In my view, case I above is the most likely outcome. In case I, wave X does not have to approach the old high and is followed by a long drawn out zigzag for wave Y. We would expect wave X to top sometime this year. Wave a of Y would probably bottom in late 2012, which will be a confluence of the 4 year and 10 year cycle lows. Wave b of Y would probably last until 2017 and wave c of Y would probably bottom around 2019. Wave a of Y would most likely approach or test the March 9 low, and wave c of Y would most likely bottom between 2700 and 4000 for the Dow.

Case II above is the second most likely outcome. In this case wave X is followed by a triangle. This could be a problem for active traders as volatility might be so low as to make it difficult to be profitable. Even so, skilled intermediate term traders should be able to be profitable in this scenario. Wave a of the triangle would likely bottom in late 2012. Wave b would likely top around 2017, but wave e might not complete until well into the 2020s. Wave e of the triangle would most likely bottom at or above the March 09 low. Unfortunately, there will be no way to know whether Case I or II is in force unless and until the wave a of Y low is taken out, years from now.

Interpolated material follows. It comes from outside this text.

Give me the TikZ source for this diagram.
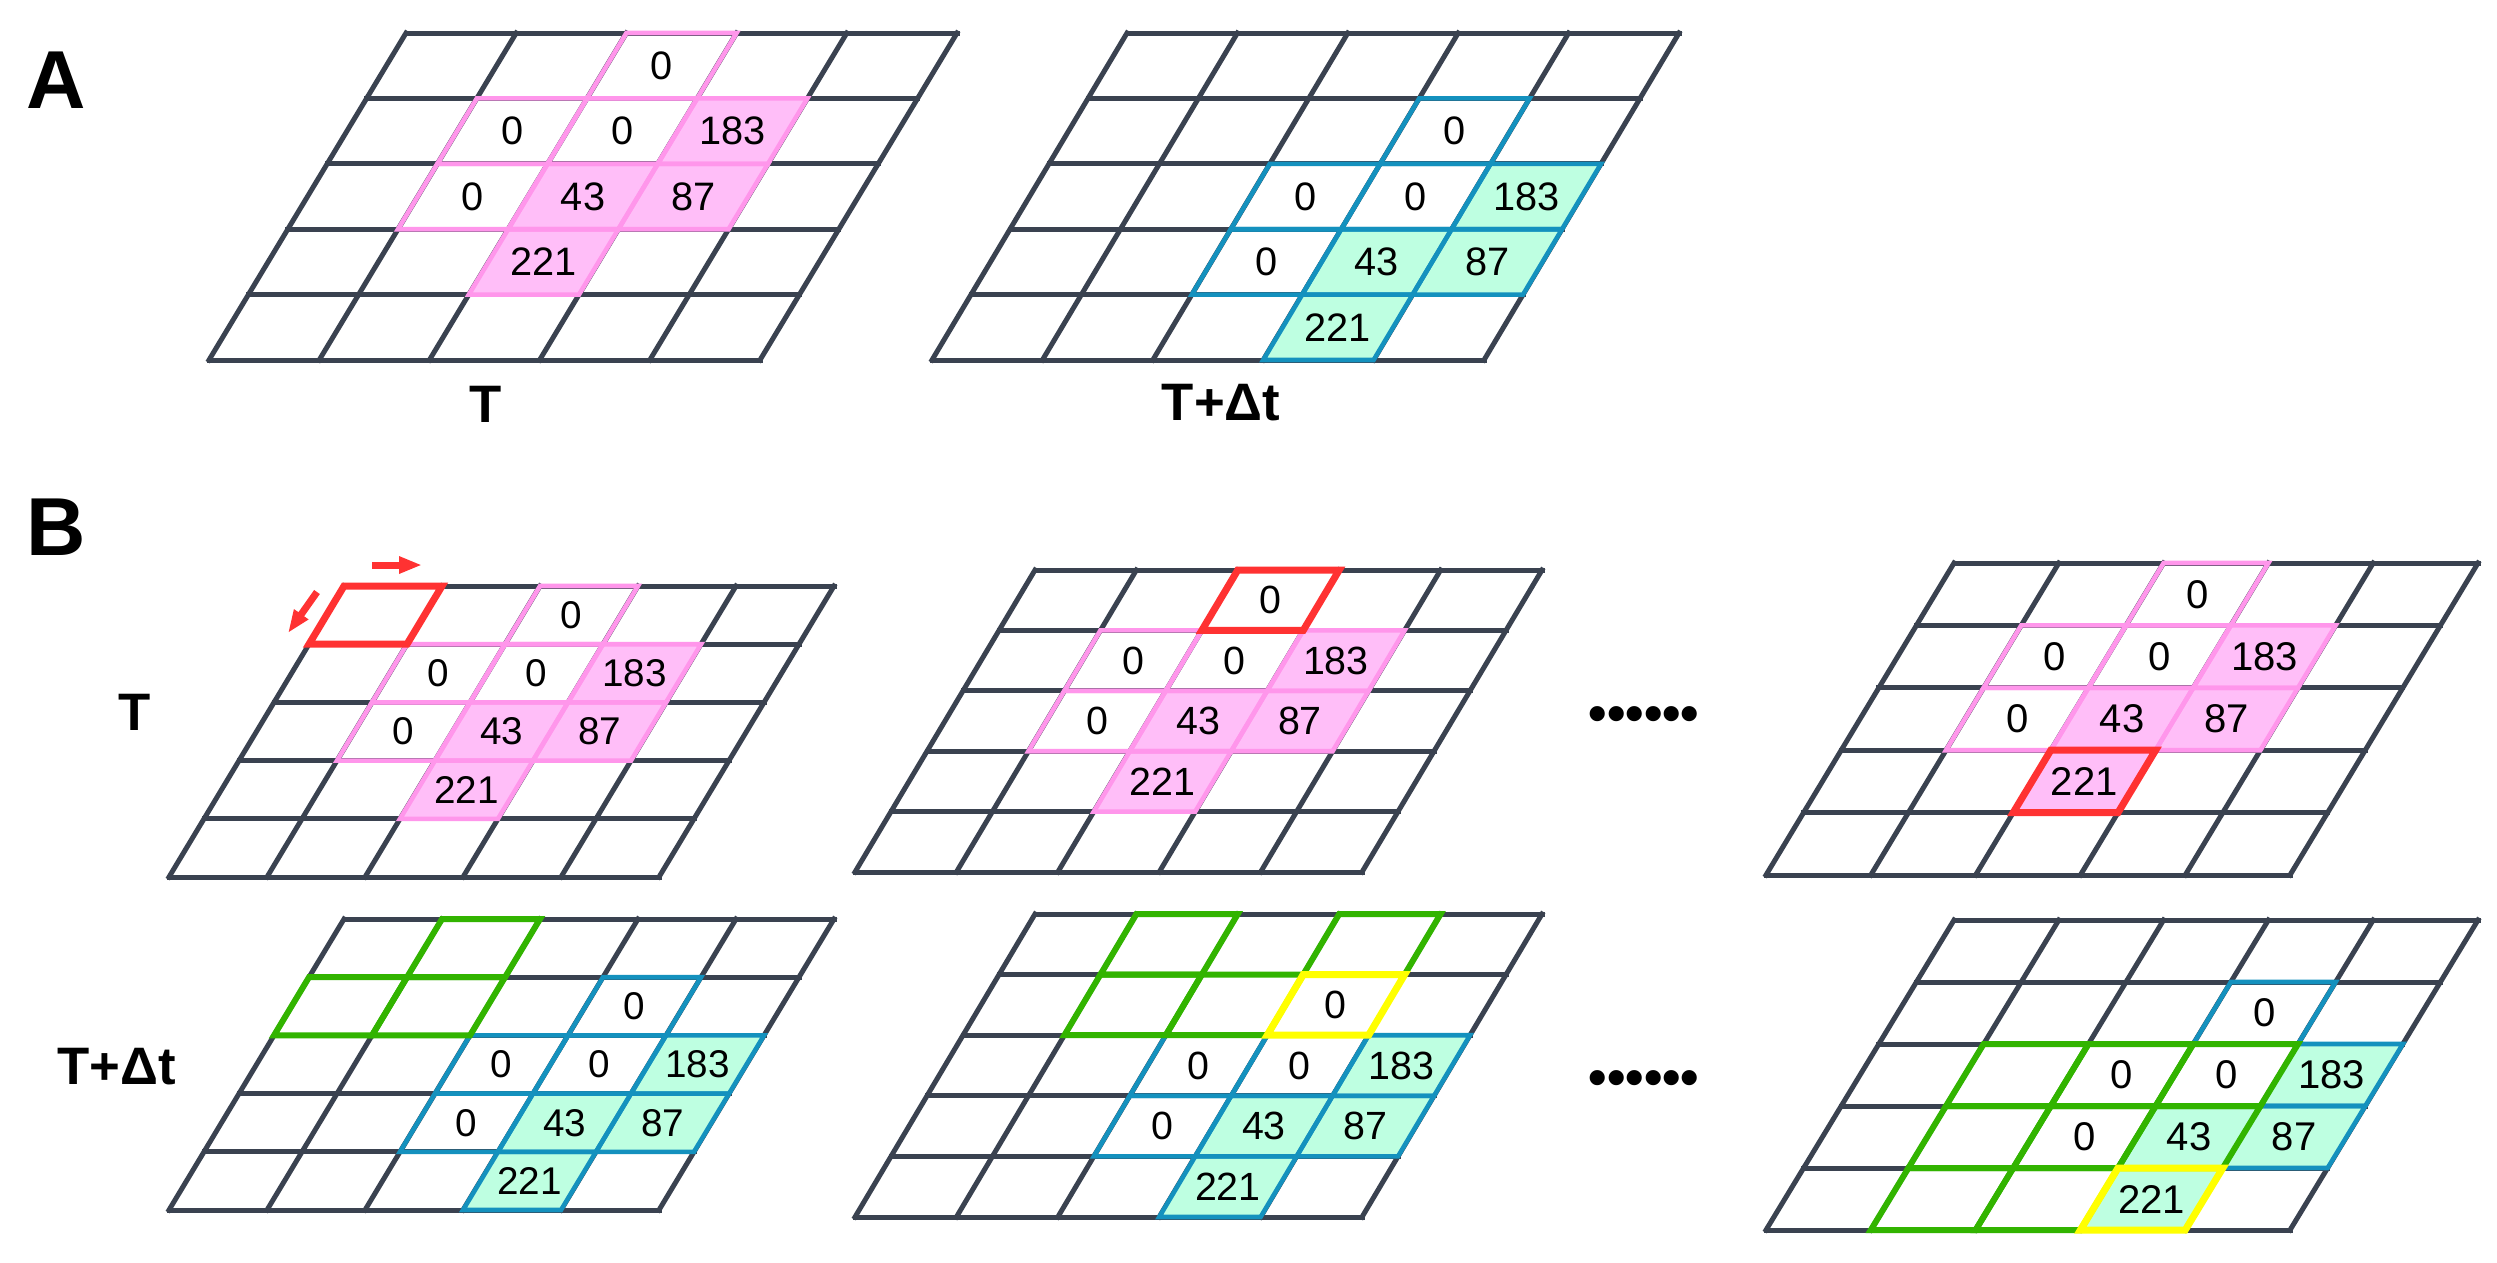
\documentclass[tikz,border=0pt]{standalone}
\usepackage{fontspec}
\setmainfont{Liberation Sans}
\usetikzlibrary{arrows.meta}
\definecolor{griddark}{RGB}{58,66,80}
\definecolor{pinkline}{RGB}{255,150,235}
\definecolor{pinkfill}{RGB}{255,190,248}
\definecolor{blueline}{RGB}{20,145,190}
\definecolor{mintfill}{RGB}{190,255,225}
\definecolor{greenline}{RGB}{50,180,0}
\definecolor{yellowline}{RGB}{255,255,0}
\definecolor{redline}{RGB}{255,50,50}
\tikzset{
  gridframe/.style n args={5}{shift={(#1,#2)}, x={(#3*0.1mm,0mm)}, y={(-#5*0.1mm,-#4*0.1mm)}},
  gridline/.style={draw=griddark, line width=1.42pt, line cap=rect},
  pinkedge/.style={draw=pinkline, line width=1.3pt, line join=miter},
  pinkbg/.style={fill=pinkfill},
  blueedge/.style={draw=blueline, line width=1.3pt, line join=miter},
  bluebg/.style={fill=mintfill},
  redcell/.style={draw=redline, line width=2pt, line join=miter},
  greencell/.style={draw=greenline, line width=1.7pt, line join=miter},
  yellowcell/.style={draw=yellowline, line width=2pt, line join=miter},
  cellnum/.style={font=\fontsize{11.3pt}{13pt}\selectfont, inner sep=0pt},
  panel/.style={font=\fontsize{23.4pt}{26pt}\selectfont\bfseries, inner sep=0pt},
  tlabel/.style={font=\fontsize{15pt}{18pt}\selectfont\bfseries, inner sep=0pt},
  dotslabel/.style={font=\fontsize{15pt}{18pt}\selectfont\bfseries, inner sep=0pt},
  redarrow/.style={draw=redline, line width=2pt, -{Triangle[length=2.3mm,width=1.6mm]}},
}
\newcommand{\cellat}[2]{({#2},{#1}) -- ++(1,0) -- ++(0,1) -- ++(-1,0) -- cycle}
\newcommand{\drawgrid}{%
  \foreach \i in {0,...,5}{\draw[gridline] (0,\i) -- (5,\i); \draw[gridline] (\i,0) -- (\i,5);}}
% #1 row shift, #2 col shift, #3 edge style, #4 fill style, #5 name prefix
\newcommand{\drawpat}[5]{%
  \foreach \r/\c in {1/3,2/2,2/3,3/2}{\fill[#4] \cellat{\r+#1}{\c+#2};}
  \foreach \r/\c in {0/2,1/1,1/2,1/3,2/1,2/2,2/3,3/2}{\draw[#3] \cellat{\r+#1}{\c+#2};}
  \foreach \r/\c/\v in {0/2/0,1/1/0,1/2/0,1/3/183,2/1/0,2/2/43,2/3/87,3/2/221}{%
    \node[cellnum] (#5-\r-\c) at ({\c+#2+0.5},{\r+#1+0.5}) {\v};}
}
\begin{document}
\begin{tikzpicture}[x=0.1mm,y=-0.1mm]
\useasboundingbox (0,0) rectangle (2497,1262);
\fill[white] (0,0) rectangle (2497,1262);

% ---------- Panel A ----------
\node[panel] (lblA) at (56,80) {A};
\begin{scope}[gridframe={406}{33}{110.2}{65.4}{39.4}]
  \drawgrid
  \drawpat{0}{0}{pinkedge}{pinkbg}{a1}
\end{scope}
\begin{scope}[gridframe={1127}{33}{110.4}{65.4}{39}]
  \drawgrid
  \drawpat{1}{1}{blueedge}{bluebg}{a2}
\end{scope}
\node[tlabel] (tA1) at (486,404) {T};
\node[tlabel] (tA2) at (1221,403) {T+Δt};

% ---------- Panel B ----------
\node[panel] (lblB) at (56,527) {B};
\node[tlabel] (tB1) at (135,712) {T};
\node[tlabel] (tB2) at (117,1067) {T+Δt};

\begin{scope}[gridframe={344}{586}{98}{58.2}{35}, cellnum/.style={font=\fontsize{11pt}{13pt}\selectfont, inner sep=0pt}]
  \drawgrid
  \drawpat{0}{0}{pinkedge}{pinkbg}{b11}
  \draw[redcell] \cellat{0}{0};
\end{scope}
\coordinate (arA1) at (372,565);
\coordinate (arA2) at (422,565);
\coordinate (arB1) at (317,592);
\coordinate (arB2) at (288,633);
\draw[redarrow] (arA1) -- (arA2);
\draw[redarrow] (arB1) -- (arB2);

\begin{scope}[gridframe={1035}{570}{101.4}{60.4}{36}, cellnum/.style={font=\fontsize{11.2pt}{13pt}\selectfont, inner sep=0pt}]
  \drawgrid
  \drawpat{0}{0}{pinkedge}{pinkbg}{b12}
  \draw[redcell] \cellat{0}{2};
\end{scope}

\begin{scope}[gridframe={1954}{563}{104.8}{62.4}{37.6}, cellnum/.style={font=\fontsize{11.4pt}{13pt}\selectfont, inner sep=0pt}]
  \drawgrid
  \drawpat{0}{0}{pinkedge}{pinkbg}{b13}
  \draw[redcell] \cellat{3}{2};
\end{scope}

\begin{scope}[gridframe={344}{919}{98}{58.2}{35}, cellnum/.style={font=\fontsize{11pt}{13pt}\selectfont, inner sep=0pt}]
  \drawgrid
  \drawpat{1}{1}{blueedge}{bluebg}{b21}
  \foreach \r/\c in {0/1,1/0,1/1}{\draw[greencell] \cellat{\r}{\c};}
\end{scope}

\begin{scope}[gridframe={1035}{914}{101.4}{60.6}{36}, cellnum/.style={font=\fontsize{11.2pt}{13pt}\selectfont, inner sep=0pt}]
  \drawgrid
  \drawpat{1}{1}{blueedge}{bluebg}{b22}
  \foreach \r/\c in {0/1,0/3,1/1,1/2}{\draw[greencell] \cellat{\r}{\c};}
  \draw[yellowcell] \cellat{1}{3};
\end{scope}

\begin{scope}[gridframe={1954}{920}{104.8}{62}{37.6}, cellnum/.style={font=\fontsize{11.4pt}{13pt}\selectfont, inner sep=0pt}]
  \drawgrid
  \drawpat{1}{1}{blueedge}{bluebg}{b23}
  \foreach \r/\c in {2/1,2/2,2/3,3/1,3/2,3/3,4/1,4/2}{\draw[greencell] \cellat{\r}{\c};}
  \draw[yellowcell] \cellat{4}{3};
\end{scope}

\node[dotslabel] (dots1) at (1644,719) {••••••};
\node[dotslabel] (dots2) at (1644,1083) {••••••};
\end{tikzpicture}
\end{document}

Case III is the new pattern that I propose and the least likely outcome as I see it. If it occurs, perhaps some kind soul will give me credit, but since it is probably not going to happen, I won't worry about it too much. In this case, we would expect wave X to top out near or above the all time highs for the Dow and SP500. Afterward, a very sharp 5 wave decline that goes well below the March 09 low would follow and would likely bottom in late 2012. I say that this case dovetails with the consensus elliot wave view because it does end in a severe 5 wave decline, albeit from higher levels than the consensus expects. This case also presents another problem since it will be difficult to tell if the bottom in 2012 is the end wave Y or simply wave a of Y from case I. However, if it is deep enough we might reasonbly conclude that it is case III. Nevertheless, there will be no way to prove it until there is a higher low later in the decade.

These hypothetical corrective patterns show that 2010 is the year that wave X will complete and the next leg of the bear market will begin. They also show how it can be that we will approach the old highs while still remaining in the middle of a secular bear market, which will most certainly fool most traders and investors. X waves, like B waves, are fakes and the breadth and momentum of wave [C] of x will probably diverge from wave [A], and if so, it will help us conclude that the hypothetical combination corrections are the correct interpretation and prepare us for the coming decline.

It is not clear that after this correction is over that a typical new secular bull market will ensue as it may be that any of the above outcomes are simply wave a of very large triangle that lasts until the second half of the century in Supercycle wave IV. Even so, there should be several long periods of strongly advancing markets until the 2040s. If I'm fortunate enough to still be trading at that time, we can speculate about the next secular bear market then.